200 Words A Day archive for 2 full years. 731 days of unbroken consecutive days of writing. 7 Dec 2018 - 8 Dec 2020. I now write daily on https://golifelog.com

Nocode helps me learn coding

I know I previously complained about nocode distracting me from diving deep into learning how to code, because nocode was so easy and fast that it set up unrealistic expectations of coding. But I’d never shared how the opposite can be true too. Actually nocode does help lower the barrier to learning how to code. 
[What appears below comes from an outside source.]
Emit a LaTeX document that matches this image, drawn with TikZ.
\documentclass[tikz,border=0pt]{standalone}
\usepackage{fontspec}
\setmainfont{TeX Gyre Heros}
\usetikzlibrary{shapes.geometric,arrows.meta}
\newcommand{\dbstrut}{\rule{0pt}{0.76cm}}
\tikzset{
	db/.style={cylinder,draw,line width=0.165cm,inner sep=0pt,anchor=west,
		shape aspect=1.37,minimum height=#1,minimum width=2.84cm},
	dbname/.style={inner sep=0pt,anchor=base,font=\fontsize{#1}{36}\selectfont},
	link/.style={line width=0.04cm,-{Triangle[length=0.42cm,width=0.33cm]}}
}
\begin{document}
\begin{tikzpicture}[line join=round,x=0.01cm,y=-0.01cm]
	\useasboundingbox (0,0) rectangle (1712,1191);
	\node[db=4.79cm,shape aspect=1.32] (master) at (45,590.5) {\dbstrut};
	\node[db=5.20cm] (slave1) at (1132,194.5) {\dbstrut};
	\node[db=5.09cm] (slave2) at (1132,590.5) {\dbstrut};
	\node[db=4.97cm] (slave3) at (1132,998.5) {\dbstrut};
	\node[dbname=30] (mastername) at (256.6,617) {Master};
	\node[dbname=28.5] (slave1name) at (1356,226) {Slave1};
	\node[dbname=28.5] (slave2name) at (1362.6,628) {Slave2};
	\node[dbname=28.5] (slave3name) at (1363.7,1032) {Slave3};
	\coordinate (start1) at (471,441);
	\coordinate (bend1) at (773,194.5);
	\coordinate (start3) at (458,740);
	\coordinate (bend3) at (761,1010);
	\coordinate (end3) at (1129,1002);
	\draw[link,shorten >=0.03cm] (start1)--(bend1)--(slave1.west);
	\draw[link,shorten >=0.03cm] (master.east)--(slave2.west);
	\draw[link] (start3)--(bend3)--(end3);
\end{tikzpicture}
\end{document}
I would have never even tried learning JAMstack and Gatsby, and using tooling like Github and Netlify if it weren’t for Stackbit’s one click install and the headless CMS WYSIWYG editors available with the install. To be honest it does still feel scary even now, when I browse through the repository and I don’t understand 80% of what I’m seeing – the file structures, the confusing JSX and React code (why is everything in Javascript, even where it’s supposed to be HTML?), and even styling is done very differently (not good ol’ CSS unfortunately)! But because Stackbit allowed me to set up websites quickly and without the code barrier, I could get something up and running, and slowly tinker with it, biting off pieces I can chew, like changing the stylings, adding meta tags, editing small UI features. And leaving out the more scary bits till I’m more competent. And this approach had got me to a point where I’m feeling more adventurous to dabbling in Gatsby and Next.js now. 

Similarly for Vue.js and Nuxt. I recently built a website for a chat bot project using a Vue template called Argon, and it was my first time trying out Vue with best practices file structures, separate components and all. Prior to that I was just dabbling with Vue on Codepen, which didn’t require or have folders. Though not exactly nocode, using that template really helped me acquaint with how real-world, production-ready Vue apps are made. Similarly for Nuxt – there’s so many Nuxt starters right now that come with one click install on Netlify and Vercel. I think I’m going to try this approach again for Nuxt. 

So yeah – nocode, the gateway drug to code.